A quiet but consequential shift in how benefit communications must evolve
Economic contraction signals are intensifying, particularly among small and mid-sized businesses. Inventories are already tightening. Margin and profit forecasts are thinning. Confidence is getting wobblier. And as businesses start feeling such, and start slowing down, the entire benefits value chain feels it, too—from carriers and platforms to brokers and enrollment vendors.
For many in the benefits space, this may easily mean a shrinking of “the employer prospect pool” - but it won’t happen all at once. It’ll happen in waves. Quiet layoffs. Frozen hiring. Postponed plan renewals. RFPs that don’t go out this year. But the net effect will be the same: fewer doors open, and more competition at every one of them.
This is where communication—real communication—moves from “nice to have” to mission-critical. And the tools we’ve long relied on to do that job—linear education, demographic targeting, generic plan comparisons—are showing their age.
Of buggy whips
For decades, we’ve asked employees to understand benefits through the lens of logic. “Let us educate you. Let us walk you through the options. Let us show you the numbers.” This is reasonable, rational, well-meaning—and increasingly ineffective.
As I’ve noted before, I can’t tell you how many times I’ve heard an HR or benefits person say, “If we could just do a better job of educating our employees, they’d make better decisions." And that’s true – right up to where you keep hitting that “upper limit problem.”
A horse and carriage:
Can get you from Point A to Point B.
Worked fine in its time.
But in a faster, noisier, more complex world—it simply doesn’t move people with the speed or relevance required.

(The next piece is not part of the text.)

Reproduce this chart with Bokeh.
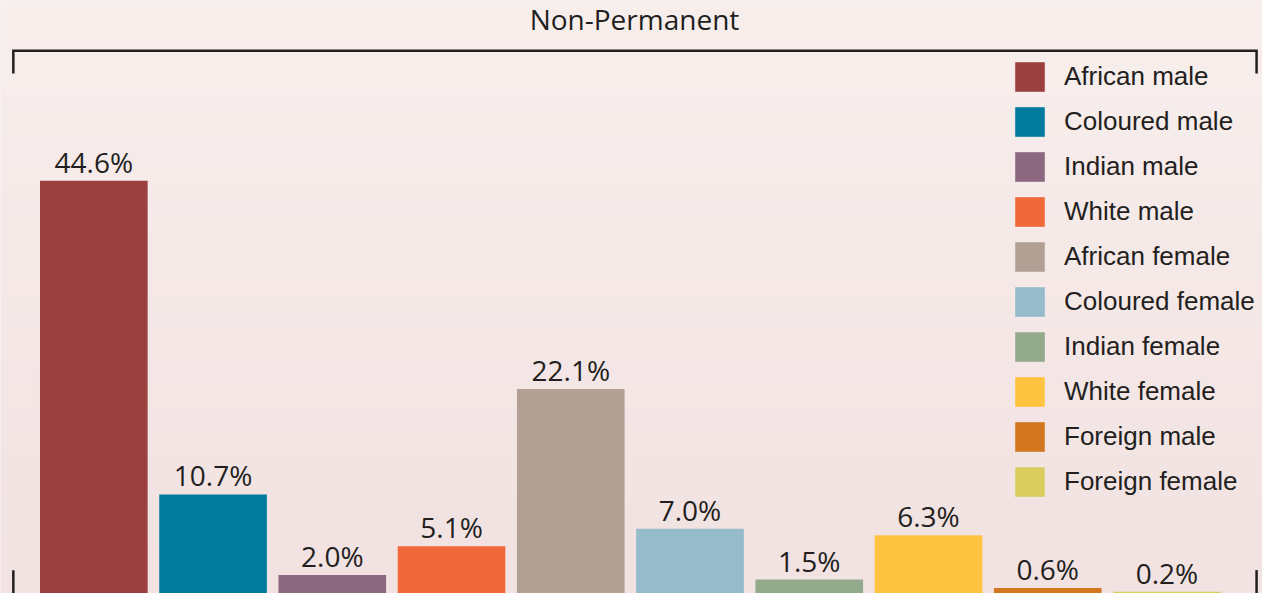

What works better? A car. Any car. The make and model don’t matter as much as the fact that it has an engine—a system that converts potential into motion – and a gas pedal.
Of gas pedals
In today’s benefits world, the best engines are powered by psychographics: messaging that speaks to people’s values, motivations, and identity—not just their circumstances. When you understand why someone chooses (or avoids) a benefit—not just who they are or what role they hold—you build communications and outreach strategies that resonate faster, deeper, and with less waste.

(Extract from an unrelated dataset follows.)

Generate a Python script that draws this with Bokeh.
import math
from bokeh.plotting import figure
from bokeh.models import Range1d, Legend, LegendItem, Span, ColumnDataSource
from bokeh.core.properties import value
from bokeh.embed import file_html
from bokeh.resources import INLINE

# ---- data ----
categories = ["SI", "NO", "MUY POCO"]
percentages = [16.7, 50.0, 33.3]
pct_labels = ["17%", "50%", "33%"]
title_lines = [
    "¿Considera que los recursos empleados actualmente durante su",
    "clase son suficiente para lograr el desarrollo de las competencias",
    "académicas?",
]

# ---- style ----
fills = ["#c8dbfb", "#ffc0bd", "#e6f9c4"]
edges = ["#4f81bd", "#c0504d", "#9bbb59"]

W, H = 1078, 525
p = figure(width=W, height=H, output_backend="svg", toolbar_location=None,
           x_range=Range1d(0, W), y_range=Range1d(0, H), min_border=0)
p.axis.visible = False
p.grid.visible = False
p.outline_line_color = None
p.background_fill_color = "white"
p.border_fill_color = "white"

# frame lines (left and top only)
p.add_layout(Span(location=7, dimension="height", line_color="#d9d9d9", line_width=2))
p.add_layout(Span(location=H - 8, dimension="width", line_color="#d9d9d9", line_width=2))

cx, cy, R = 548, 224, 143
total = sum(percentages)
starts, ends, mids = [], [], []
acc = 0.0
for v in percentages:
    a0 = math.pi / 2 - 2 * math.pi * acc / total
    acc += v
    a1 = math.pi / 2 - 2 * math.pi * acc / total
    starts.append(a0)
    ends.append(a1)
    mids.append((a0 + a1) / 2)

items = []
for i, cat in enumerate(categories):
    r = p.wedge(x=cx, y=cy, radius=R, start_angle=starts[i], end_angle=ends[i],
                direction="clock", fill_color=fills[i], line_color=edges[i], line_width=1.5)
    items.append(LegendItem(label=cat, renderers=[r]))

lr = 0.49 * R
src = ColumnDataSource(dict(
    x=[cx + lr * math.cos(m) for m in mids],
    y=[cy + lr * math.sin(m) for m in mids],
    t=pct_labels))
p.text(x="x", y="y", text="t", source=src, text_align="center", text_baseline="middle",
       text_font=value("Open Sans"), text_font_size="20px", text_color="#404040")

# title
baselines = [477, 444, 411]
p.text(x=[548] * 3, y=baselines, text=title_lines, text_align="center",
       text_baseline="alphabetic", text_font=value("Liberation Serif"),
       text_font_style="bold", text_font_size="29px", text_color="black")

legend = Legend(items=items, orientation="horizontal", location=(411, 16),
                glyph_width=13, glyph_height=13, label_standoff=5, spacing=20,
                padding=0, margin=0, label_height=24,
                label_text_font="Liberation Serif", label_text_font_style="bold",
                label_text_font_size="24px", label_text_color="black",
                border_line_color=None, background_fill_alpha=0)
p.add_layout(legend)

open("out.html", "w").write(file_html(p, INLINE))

Markets are tightening already – yes? The stakes are getting higher. With potentially fewer employers in play – and with fewer employees in their jobs, every engagement opportunity matters more, you can’t afford to speak into the void.

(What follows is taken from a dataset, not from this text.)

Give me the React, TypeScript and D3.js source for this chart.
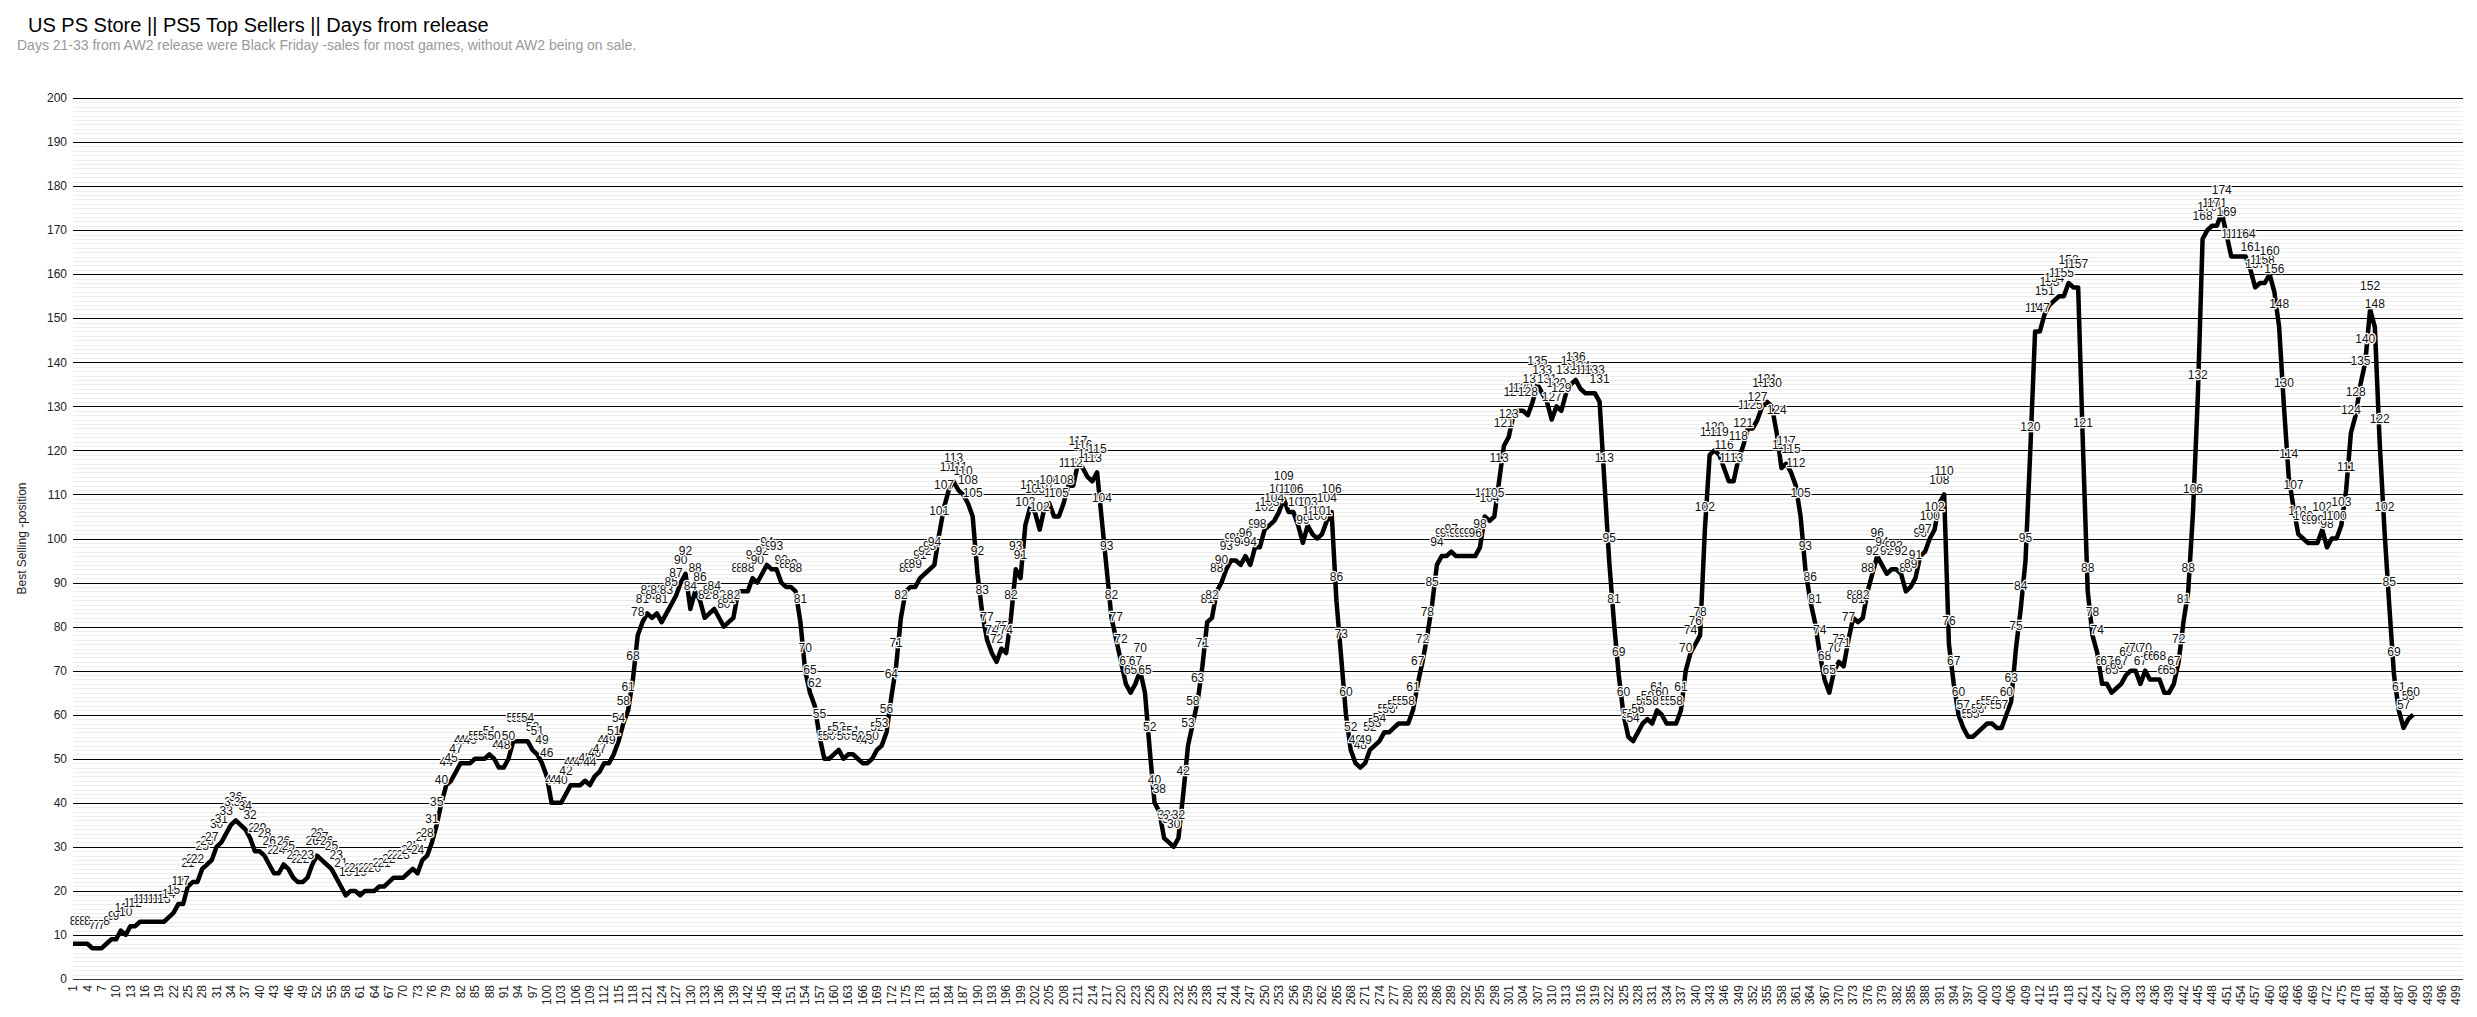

Demographics help, but only scratch the surface.
Behavior-based targeting can tell you what someone did—but not why.
Situational or lifecycle messaging adds context, but often misses emotional tone.
These are better than nothing. But they’re not engines. They’re upgrades to the carriage. Useful, but slow.
Psychographic messaging answers the question “Why should I care?” before the employee even has to ask. It surfaces the implicit motivations behind engagement—autonomy, security, purpose, belonging—and aligns the message accordingly.
A turning point, not a gimmick
Psychographics aren’t a silver bullet, nor are they new. But they’ve often been treated as optional. Or met with another “Oh no! Change? The way we’ve always done things?!” But reality is upon us with another “Adapt or else.”
As the margin for error shrinks, the margin for generic messaging shrinks with it.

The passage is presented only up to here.